## DATA FOR PROCESSING
>> begin

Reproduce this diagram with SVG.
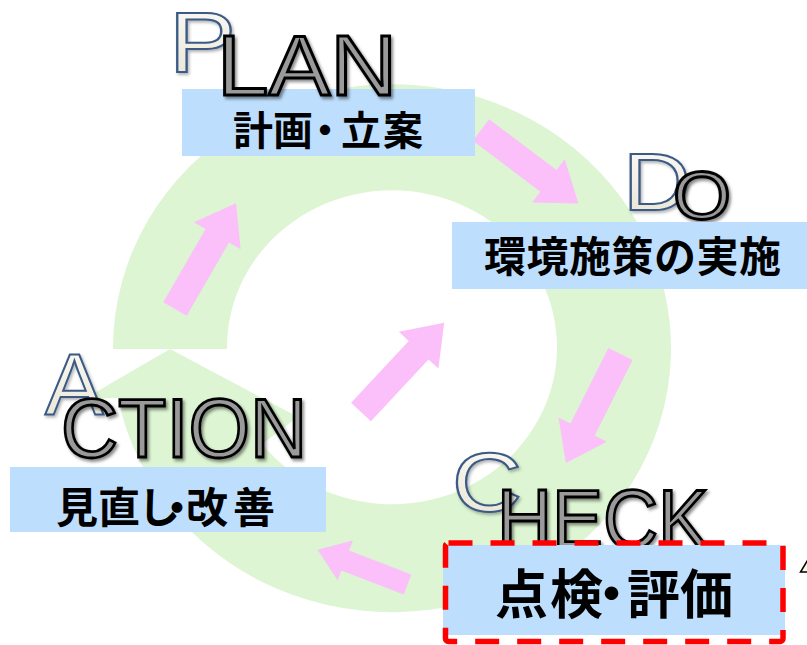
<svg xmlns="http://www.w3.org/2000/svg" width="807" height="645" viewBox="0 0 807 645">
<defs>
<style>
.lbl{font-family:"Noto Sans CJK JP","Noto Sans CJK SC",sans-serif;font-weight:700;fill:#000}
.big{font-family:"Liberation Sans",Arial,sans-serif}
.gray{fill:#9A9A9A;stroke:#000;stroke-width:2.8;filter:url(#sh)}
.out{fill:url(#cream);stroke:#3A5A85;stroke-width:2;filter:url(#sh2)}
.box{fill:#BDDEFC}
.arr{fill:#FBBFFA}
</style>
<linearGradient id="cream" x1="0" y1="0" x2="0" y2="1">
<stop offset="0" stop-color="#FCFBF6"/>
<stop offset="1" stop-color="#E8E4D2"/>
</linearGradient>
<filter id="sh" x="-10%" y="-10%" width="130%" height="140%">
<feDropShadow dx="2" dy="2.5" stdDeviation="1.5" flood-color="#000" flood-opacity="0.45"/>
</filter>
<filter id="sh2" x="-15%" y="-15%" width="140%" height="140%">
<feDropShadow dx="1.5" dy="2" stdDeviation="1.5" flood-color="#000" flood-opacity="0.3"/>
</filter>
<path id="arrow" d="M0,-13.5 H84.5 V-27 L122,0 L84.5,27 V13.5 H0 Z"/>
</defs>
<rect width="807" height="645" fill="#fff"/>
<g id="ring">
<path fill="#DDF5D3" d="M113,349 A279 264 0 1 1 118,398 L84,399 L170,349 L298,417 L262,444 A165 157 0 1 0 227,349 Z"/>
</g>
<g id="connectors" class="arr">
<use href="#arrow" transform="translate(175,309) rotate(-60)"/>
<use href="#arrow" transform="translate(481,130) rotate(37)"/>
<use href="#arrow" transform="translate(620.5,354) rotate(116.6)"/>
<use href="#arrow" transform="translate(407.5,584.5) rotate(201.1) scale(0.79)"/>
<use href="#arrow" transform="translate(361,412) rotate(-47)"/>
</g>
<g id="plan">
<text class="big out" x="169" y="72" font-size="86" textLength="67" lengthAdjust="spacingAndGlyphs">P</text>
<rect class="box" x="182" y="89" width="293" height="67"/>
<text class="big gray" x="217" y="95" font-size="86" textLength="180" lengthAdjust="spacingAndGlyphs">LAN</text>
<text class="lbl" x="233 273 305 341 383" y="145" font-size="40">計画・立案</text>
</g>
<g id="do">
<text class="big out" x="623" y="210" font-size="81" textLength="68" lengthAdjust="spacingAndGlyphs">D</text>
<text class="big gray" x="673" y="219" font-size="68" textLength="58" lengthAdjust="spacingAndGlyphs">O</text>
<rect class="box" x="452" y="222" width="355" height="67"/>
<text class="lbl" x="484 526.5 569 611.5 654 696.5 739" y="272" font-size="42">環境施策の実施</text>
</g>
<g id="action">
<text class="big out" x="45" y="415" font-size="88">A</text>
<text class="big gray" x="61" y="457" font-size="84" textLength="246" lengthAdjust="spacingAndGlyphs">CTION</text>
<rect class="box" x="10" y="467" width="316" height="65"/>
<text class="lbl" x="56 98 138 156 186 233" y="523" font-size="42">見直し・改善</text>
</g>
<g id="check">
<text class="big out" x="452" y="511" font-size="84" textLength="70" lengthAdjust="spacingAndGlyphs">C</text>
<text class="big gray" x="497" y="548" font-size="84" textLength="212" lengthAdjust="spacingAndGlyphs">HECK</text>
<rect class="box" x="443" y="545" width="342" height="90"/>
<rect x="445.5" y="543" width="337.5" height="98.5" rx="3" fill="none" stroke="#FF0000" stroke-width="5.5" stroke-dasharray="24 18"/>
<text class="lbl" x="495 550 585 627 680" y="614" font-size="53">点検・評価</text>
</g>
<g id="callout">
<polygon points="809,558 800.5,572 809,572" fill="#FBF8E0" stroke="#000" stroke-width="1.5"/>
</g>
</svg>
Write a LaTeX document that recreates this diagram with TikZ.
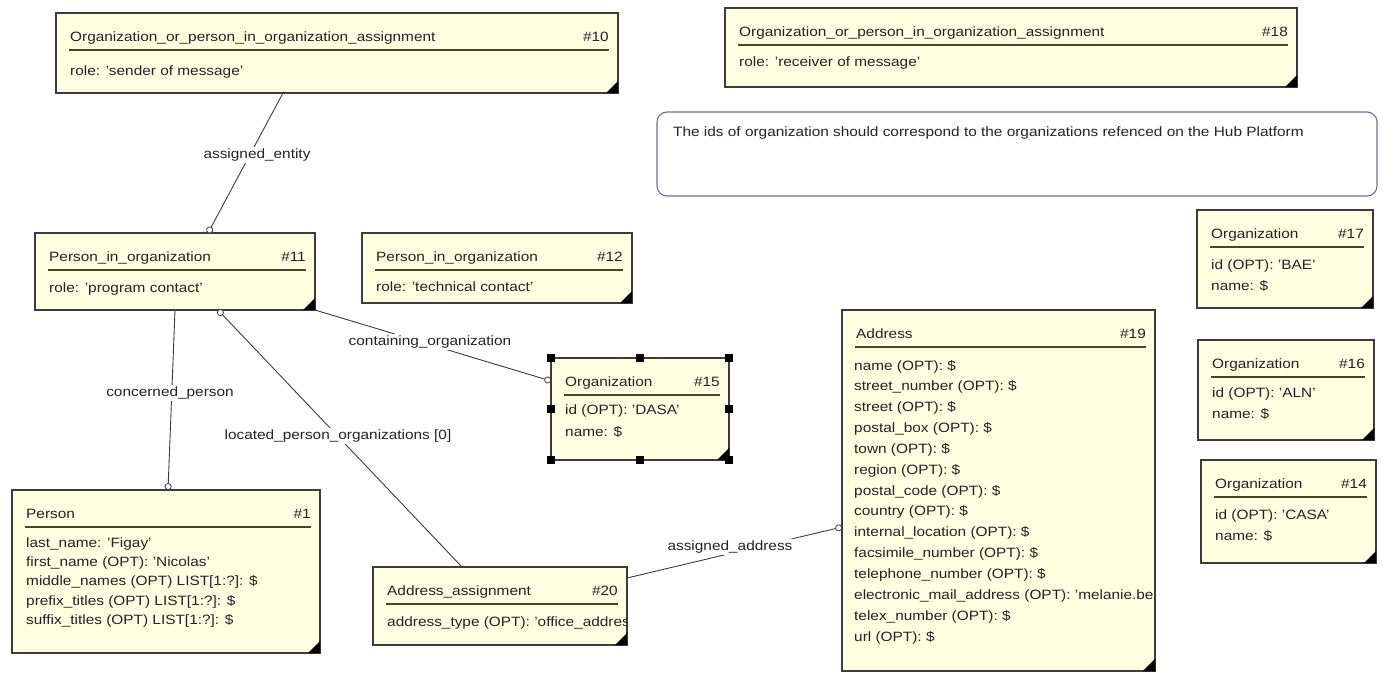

>> end
>> begin

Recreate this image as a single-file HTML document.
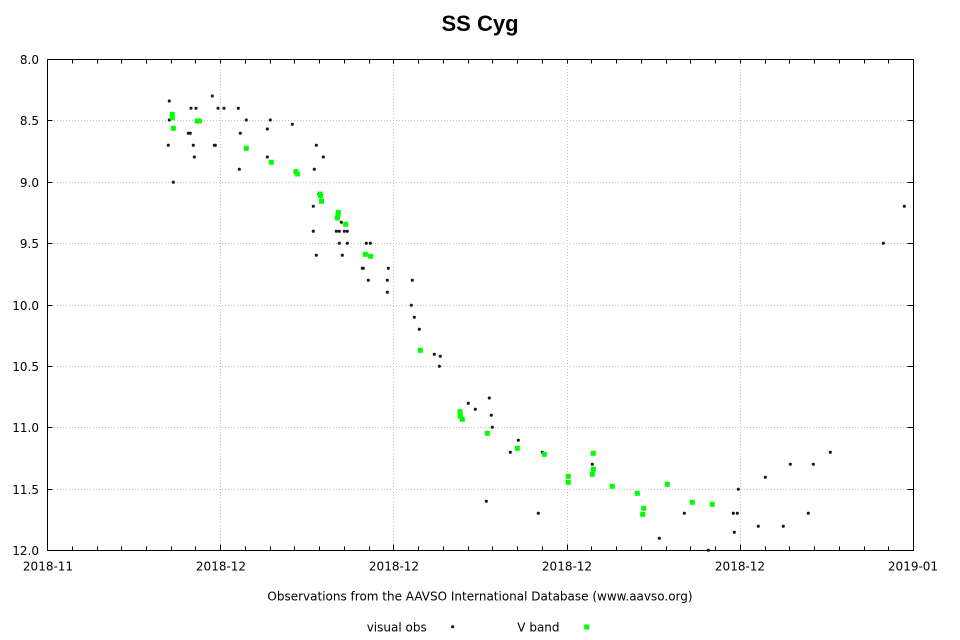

>> end

## STATED PROBLEM
Locate each line containing the string "document" and show it.

## CORRECT OUTPUT
Write a LaTeX document that recreates this diagram with TikZ.
Recreate this image as a single-file HTML document.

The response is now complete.